Tall and lanky, with unkempt dark hair and a slanted gait that suggests a skiff leaning into a hard wind, Lochtefeld is a good physical match for Lincoln.
And in a tenor voice (pitched like Lincoln's) he eloquently delivers excerpts of famed speeches — most memorably, a brilliantly argued attack on slavery from Abe's senatorial election debates with Stephen Douglas (the equally articulate R. Hamilton Wright).
The rest of the solid cast makes what it can of utilitarian supporting roles, with Altwies' genial Josh, Peter Dylan O'Connor's impassioned Billy Herndon (Lincoln's Springfield law partner) and Russell Hodgkinson (a shrewd Whig Party pol) providing jots of personality.
Gibson makes a prim, demanding but not very convincing Mary Lincoln, a future First Lady as complex as her husband — and even more mentally fragile.

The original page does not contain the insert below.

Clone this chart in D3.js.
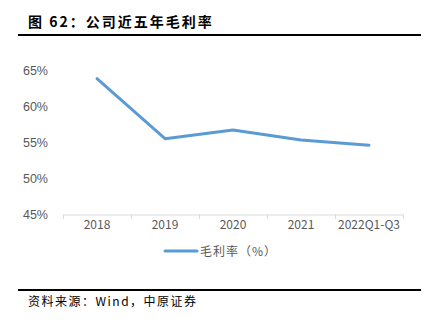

As a citizen of his own time, Sherwood consciously drew parallels in the play between the totemic U.S. debate over states' rights and slavery and the fierce debate over whether the U.S. should enter World War II. (A former pacifist, the playwright considered it morally imperative to fight fascism.)
"Abe Lincoln in Illinois" also speaks to our own era on occasion. The political corruption Lincoln faced, the challenges in leading a divided nation, his quest to uphold "the fundamental virtues of our democracy" — these echo ongoing tensions in the American experiment.
The show is very suitable for young patrons — but not just as history lesson. It's also an act of theatrical resurrection that turns a musty work into an immediate, enriching experience about a life cut tragically short — but very meaningfully lived.